Esse documentário é valiosíssimo, pois ele registra a cultura dessa tribo indígena em riqueza de detalhes. Em primeiro lugar, na maior parte do filme é falada a língua nativa da tribo e as dificuldades do próprio Perpera quando ele vai à cidade e precisa se expressar em português. Ainda, podemos ver Perpera ressaltando elementos da sua religião nativa, onde há espíritos das matas e dos rios que precisam ser evocados para lutar contra os inimigos da tribo. Para que isso aconteça, há várias práticas como, por exemplo, destruir um formigueiro, que simboliza um dos espíritos do mal, não comer a comida de branco e sim o que eles comiam antes da chegada do elemento colonizador, ou fazer uma espécie de trombeta com um grande pedaço de bambu para evocar os espíritos. Tudo isso aparece no documentário e é um registro audiovisual vivo de uma cultura que não sabemos se ainda existirá nos próximos anos, até em virtude do processo de aculturação e de evangelização, que já estão bem avançados. Só esse pequeno detalhe já espelha a importância desse filme.
É muito curioso perceber como há uma mescla da cultura branca com a cultura indígena. Os índios usam a tecnologia de celulares para gravar os cânticos de seus rituais e o facebook para denunciar a exploração ilegal de madeira em sua região, não deixando de mencionar os assassinatos de índios promovidos pelos madeireiros. Ou seja, mais uma vez o caso da relação entre tradição e modernidade, aqui vista de forma positiva, ao contrário da evangelização, onde vemos o etnocídio acontecendo em estado puro em dias contemporâneos.
Agora, fica aqui a pergunta: a mulher índia melhorou com todos os rituais promovidos por Perpera? Essa resposta eu deixo para o próprio leitor buscar, assistindo ao documentário.

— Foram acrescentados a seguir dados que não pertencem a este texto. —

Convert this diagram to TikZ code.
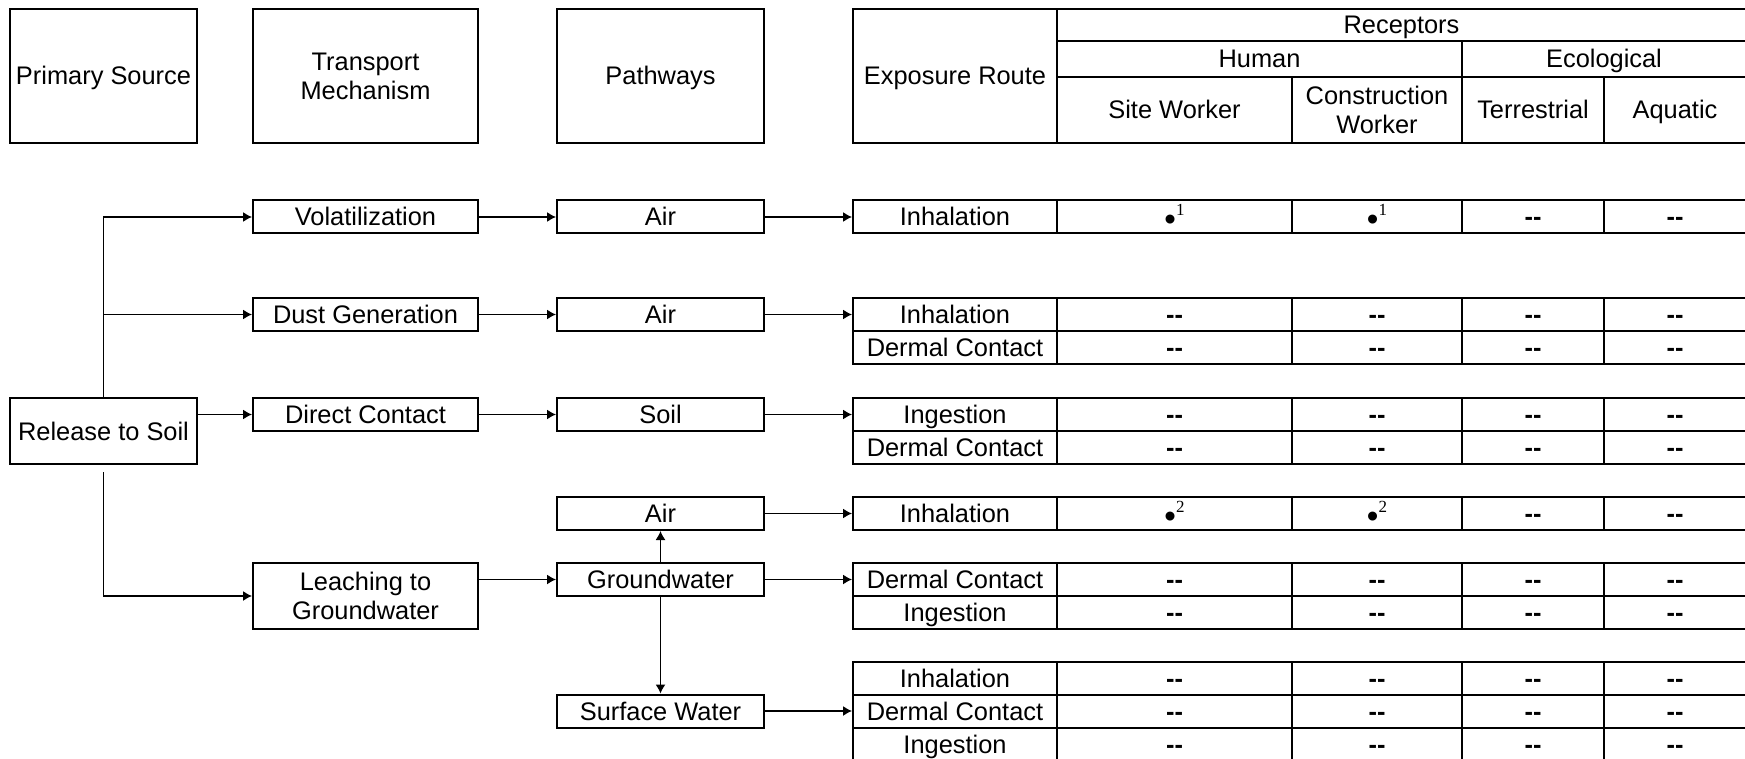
\documentclass[tikz,border=0pt]{standalone}
\usepackage{fontspec}
\setmainfont{Liberation Sans}
\newfontfamily\supfont{Liberation Serif}
\usepackage{tikz}
\usetikzlibrary{arrows.meta}
\newcommand{\hit}[1]{\raisebox{-2.5pt}{\fontsize{16.5}{16.5}\selectfont\textbullet}\raisebox{5pt}{\fontsize{8.5}{8.5}\selectfont\supfont #1}}
\newcommand{\nil}{\bfseries -{}-}

\begin{document}
\begin{tikzpicture}[x=0.5pt, y=-0.5pt,
    box/.style={draw, line width=1pt, inner sep=0pt, align=center,
        font=\fontsize{12.7}{14.5}\selectfont, minimum height=16.5pt},
    oneline/.style={text height=9pt, text depth=0pt},
    flow/.style={line width=0.65pt, -{Latex[length=4.5pt, width=5pt]}}]
    \useasboundingbox (0, 0) rectangle (1745, 759);
    \clip (0, 0) rectangle (1745, 759);

    % headings
    \node[box, oneline, minimum width=93.5pt, minimum height=67pt] (hsrc) at (103.5, 76) {Primary Source};
    \node[box, minimum width=112.5pt, minimum height=67pt] (htrn) at (365.5, 76) {Transport\\Mechanism};
    \node[box, oneline, minimum width=103.5pt, minimum height=67pt] (hpth) at (660.5, 76) {Pathways};
    \node[box, oneline, minimum width=102pt, minimum height=67pt] (hexp) at (955, 76) {Exposure Route};
    \node[box, oneline, minimum width=344.5pt, minimum height=16pt] (hrec) at (1401.5, 25) {Receptors};
    \node[box, oneline, minimum width=202.5pt, minimum height=18pt] (hhum) at (1259.5, 59) {Human};
    \node[box, oneline, minimum width=142pt, minimum height=18pt] (heco) at (1604, 59) {Ecological};
    \node[box, oneline, minimum width=117.5pt, minimum height=33pt] (hsw) at (1174.5, 110) {Site Worker};
    \node[box, minimum width=85pt, minimum height=33pt] (hcw) at (1377, 110) {Construction\\Worker};
    \node[box, oneline, minimum width=71pt, minimum height=33pt] (hter) at (1533, 110) {Terrestrial};
    \node[box, oneline, minimum width=71pt, minimum height=33pt] (haq) at (1675, 110) {Aquatic};

    % source and transport
    \node[box, oneline, minimum width=93.5pt, minimum height=33pt] (rel) at (103.5, 431) {Release to Soil};
    \node[box, oneline, minimum width=112.5pt] (vol) at (365.5, 217) {Volatilization};
    \node[box, oneline, minimum width=112.5pt] (dust) at (365.5, 314.5) {Dust Generation};
    \node[box, oneline, minimum width=112.5pt] (dir) at (365.5, 414.5) {Direct Contact};
    \node[box, minimum width=112.5pt, minimum height=33pt] (leach) at (365.5, 596) {Leaching to\\Groundwater};

    % pathways
    \node[box, oneline, minimum width=103.5pt] (air1) at (660.5, 217) {Air};
    \node[box, oneline, minimum width=103.5pt] (air2) at (660.5, 314.5) {Air};
    \node[box, oneline, minimum width=103.5pt] (soil) at (660.5, 414.5) {Soil};
    \node[box, oneline, minimum width=103.5pt] (air4) at (660.5, 513.5) {Air};
    \node[box, oneline, minimum width=103.5pt] (gw) at (660.5, 579.5) {Groundwater};
    \node[box, oneline, minimum width=103.5pt] (sfw) at (660.5, 711) {Surface Water};

    % exposure routes and receptors
    \foreach \id/\yc/\route/\cA/\cB/\cC/\cD in {
        e1/217/Inhalation/\hit{1}/\hit{1}/\nil/\nil,
        e2a/314.5/Inhalation/\nil/\nil/\nil/\nil,
        e2b/347.5/Dermal Contact/\nil/\nil/\nil/\nil,
        e3a/414.5/Ingestion/\nil/\nil/\nil/\nil,
        e3b/447.5/Dermal Contact/\nil/\nil/\nil/\nil,
        e4/513.5/Inhalation/\hit{2}/\hit{2}/\nil/\nil,
        e5a/579.5/Dermal Contact/\nil/\nil/\nil/\nil,
        e5b/612.5/Ingestion/\nil/\nil/\nil/\nil,
        e6a/678/Inhalation/\nil/\nil/\nil/\nil,
        e6b/711/Dermal Contact/\nil/\nil/\nil/\nil,
        e6c/744/Ingestion/\nil/\nil/\nil/\nil} {
        \node[box, oneline, minimum width=102pt] (\id) at (955, \yc) {\route};
        \node[box, oneline, minimum width=117.5pt] (\id-sw) at (1174.5, \yc) {\cA};
        \node[box, oneline, minimum width=85pt] (\id-cw) at (1377, \yc) {\cB};
        \node[box, oneline, minimum width=71pt] (\id-ter) at (1533, \yc) {\cC};
        \node[box, oneline, minimum width=71pt] (\id-aq) at (1675, \yc) {\cD};
    }

    % connectors
    \draw[flow] (rel.north) |- (vol.west);
    \draw[flow] (rel.north |- dust.west) -- (dust.west);
    \draw[flow] (rel.east |- dir.west) -- (dir.west);
    \draw[flow] ([yshift=-3.5pt]rel.south) |- (leach.west);

    \draw[flow] (vol) -- (air1);
    \draw[flow] (dust) -- (air2);
    \draw[flow] (dir) -- (soil);
    \draw[flow] (leach.east |- gw.west) -- (gw.west);
    \draw[flow] (gw) -- (air4);
    \draw[flow] (gw) -- (sfw);

    \draw[flow] (air1) -- (e1);
    \draw[flow] (air2) -- (e2a);
    \draw[flow] (soil) -- (e3a);
    \draw[flow] (air4) -- (e4);
    \draw[flow] (gw) -- (e5a);
    \draw[flow] (sfw) -- (e6b);
\end{tikzpicture}
\end{document}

Assim, “Ex-Pajé” é um documentário fundamental, pois registra a cultura de uma tribo indígena que pode estar em vias de extinção em virtude do processo de aculturação e etnocídio, além de cumprir sua função social de denúncia ao lembrar a todos nós que a destruição de culturas ainda é um problema muito atual. Esse documentário é daqueles para ver, ter e guardar.